Umthombo Durban (Tuesday night Wednesday day)

Arriving in darkness last night couldn’t prepare me for this morning. I wake at the hotel in Durban to this view of the sun rising over the sea. A little later surfers scoop the waking waves. No sooner had I seen this than I was off to the city.

I’ve never enjoyed the word orphanage. Though children are orphaned they shouldn’t be defined by what they haven’t got. There are street children in Durban. Children for whom the street is home. Durban is a city but also an international conference centre.  And these children would not do so before the conferences police would round up, beat up and  imprison  these  children –  to clean up the pretty city.

The CEO of Umthombo is a surfer called Tom Hewitt MBE.  With a few friends in a car he  raced in front of the police to collect the children or warn them.  Then he and Umthombo – which he set up –    took the police to court and changed South African law forever.  Besides this Umthombo is on one hand a children’s home and on the other a surfing school. That’s right. A surfing school.   It’s also an education centre a  food station and offers psychotherapy and all the support services a parentless child in Durban needs.

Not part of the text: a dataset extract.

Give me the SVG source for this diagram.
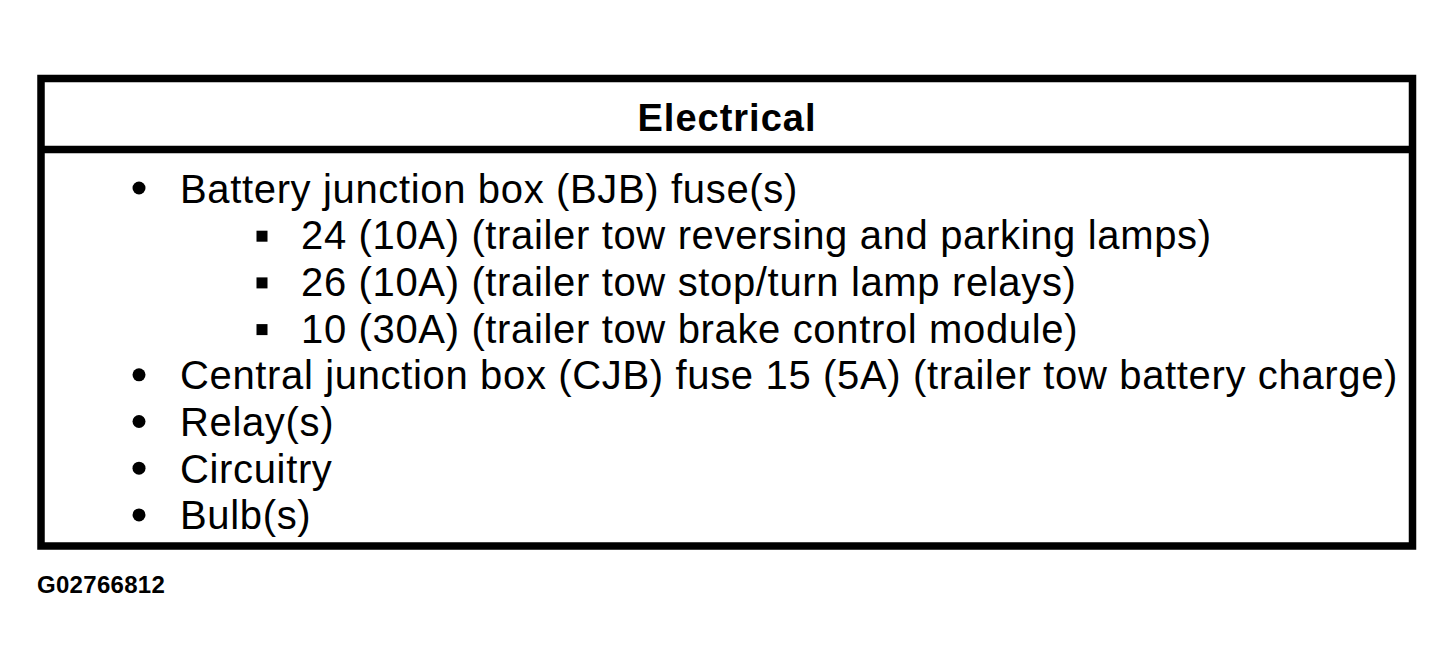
<svg xmlns="http://www.w3.org/2000/svg" width="1453" height="670" viewBox="0 0 1453 670">
<style>
.t{font-family:"Liberation Sans",Arial,sans-serif;font-size:40px;fill:#000;letter-spacing:0.65px}
.h{font-family:"Liberation Sans",Arial,sans-serif;font-size:38px;font-weight:bold;fill:#000;letter-spacing:1px}
.id{font-family:"Liberation Sans",Arial,sans-serif;font-size:24px;font-weight:bold;fill:#000;letter-spacing:0.3px}
.b{stroke:#000;stroke-width:7.5;fill:none}
</style>
<rect width="1453" height="670" fill="#fff"/>
<g id="table">
<rect class="b" x="41" y="78.5" width="1371.5" height="467.5"/>
<line class="b" x1="41" y1="149.5" x2="1412.5" y2="149.5"/>
</g>
<g id="header">
<text class="h" x="727" y="130.5" text-anchor="middle">Electrical</text>
</g>
<g id="list">
<circle cx="139" cy="188" r="6.5"/>
<text class="t" x="180" y="202.5">Battery junction box (BJB) fuse(s)</text>
<rect x="256.5" y="230.7" width="11" height="11"/>
<text class="t" x="301" y="249.2">24 (10A) (trailer tow reversing and parking lamps)</text>
<rect x="256.5" y="277.4" width="11" height="11"/>
<text class="t" x="301" y="295.9">26 (10A) (trailer tow stop/turn lamp relays)</text>
<rect x="256.5" y="324.1" width="11" height="11"/>
<text class="t" x="301" y="342.6">10 (30A) (trailer tow brake control module)</text>
<circle cx="139" cy="374.8" r="6.5"/>
<text class="t" x="180" y="389.3">Central junction box (CJB) fuse 15 (5A) (trailer tow battery charge)</text>
<circle cx="139" cy="421.5" r="6.5"/>
<text class="t" x="180" y="436">Relay(s)</text>
<circle cx="139" cy="468.2" r="6.5"/>
<text class="t" x="180" y="482.7">Circuitry</text>
<circle cx="139" cy="514.9" r="6.5"/>
<text class="t" x="180" y="529.4">Bulb(s)</text>
</g>
<text class="id" x="37" y="593">G02766812</text>
</svg>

It reminds me of Kids Company in SOuth London.  An addicted street child comes to Umthombo is given a home and relief  and taught to surf. Durban is a surfing city and the sea is a great resource for spirit and mind.  Each day the child catches waves. Surfing is about balance. I  know these children because of my own experiences in childrens homes. There is an unspoken international language that comes with a certian kind of childhood. So I sat with them and together they wrote a poem.  It is in the next Blog.  The surfers I saw in the morning scooping those first waves – it was them.


3 thoughts on “Umthombo Durban (Tuesday night Wednesday day)

  1. Beautiful Lemn. Durban is my Home and I love her potential (I’m partial to the surfers too 😉 Thank you for highlighting the good work that is being done. There is still so much that needs to be negotiated but I am sure we’ll get there. Eventually. Happy Freedom Day!